Town employees were answering questions at the display tables, of course. But Vail Town Council members were scattered throughout the room, too.
Brown said she took advantage of the opportunity to talk to individual council members, mostly about her favorite issue these days: keeping parking free in the summer.
“I want us to be known as a down-home, friendly place in the summer,” she said.
RESTORE THE GORE
The water district, Walking Mountains Science Center and the Vail Environmental Sustainability Department all occupied the southwest corner of the pavilion’s main room. There, resident Ann Louthan talked about the town’s Restore the Gore efforts, and what she believes is the primary culprit in the degradation of the stream.
“The town needs to collect all the gravel” it puts down on roads in the winter, Louthan said. The East Vail resident said she drives the frontage road every day, and sees the amount of sand and gravel spread on the roads.
“There are places where the edge of the road is only 18 inches (from a drop off to the creek),” Louthan said.
Council member Kim Langmaid, founder of the Walking Mountains Science Center, said she’d talked to a number of residents about the creek cleanup efforts. There’s a lot to explain, she said, adding that the town’s draft plan for the cleanup is made up of 220 action items over the course of several years.
Of course, there was some presentation time, too. But this year, Mayor Dave Chapin was the only presenter, and he kept his remarks relatively brief.
Chapin talked about the town government’s commitment to better communication with residents, saying those at town hall have learned from the controversy sparked by plans to rebuild the Vail Golf Club’s clubhouse.
“We’ve learned a lot of lessons,” Chapin said, adding that those lessons have been applied to how the town has tackled projects including the new Interstate 70 underpass, Booth Creek Park and the proposed new affordable housing neighborhood in West Vail.
“The clubhouse, as contentious as it was, has made us stronger,” Chapin said.
The town also remains strong financially, and is coming off four consecutive years of record sales tax collections.
That trend may slow this year, as Chapin acknowledged that sales tax revenues dipped slightly in January of this year compared to the same month in 2015. February is also expected to drop a bit from last year, due in large part to the boost provided by the 2015 FIS Alpine World Ski Championships.

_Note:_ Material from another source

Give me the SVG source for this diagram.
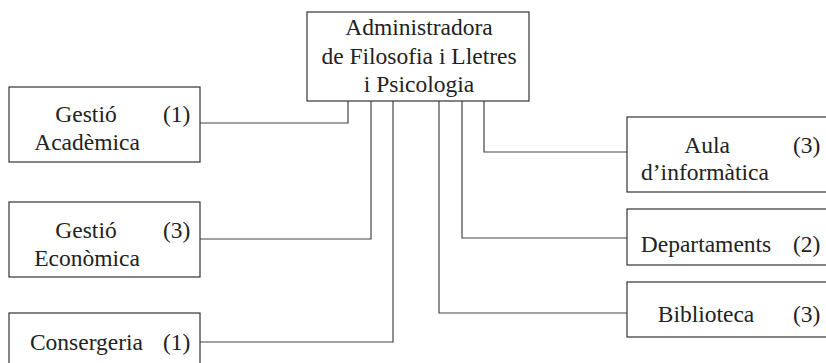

With Easter falling early this year — March 27 — and Vail Mountain closing April 10, about a week earlier than normal, town officials are also expecting a drop in April’s tax collections.
“We’ll be looking closely at all of that,” Chapin said. “But let’s wait until the end of the season to see where we are.”
Chapin, co-owner of Vendetta’s restaurant in Vail Village, said he knows how difficult taking a long view can be.
“In my business, if we have one down month … but let’s take a cautious approach,” he said.
Overall, though, the town seems to be in good shape financially and is maintaining its reputation as a great place to play.
Following Chapin’s presentation, longtime resident Mark Gordon said he liked what he heard at this year’s meeting.
“It’s nice that this council has minimally controversial issues to deal with,” Gordon said. “I’m confident in this council’s ability to keep things going.”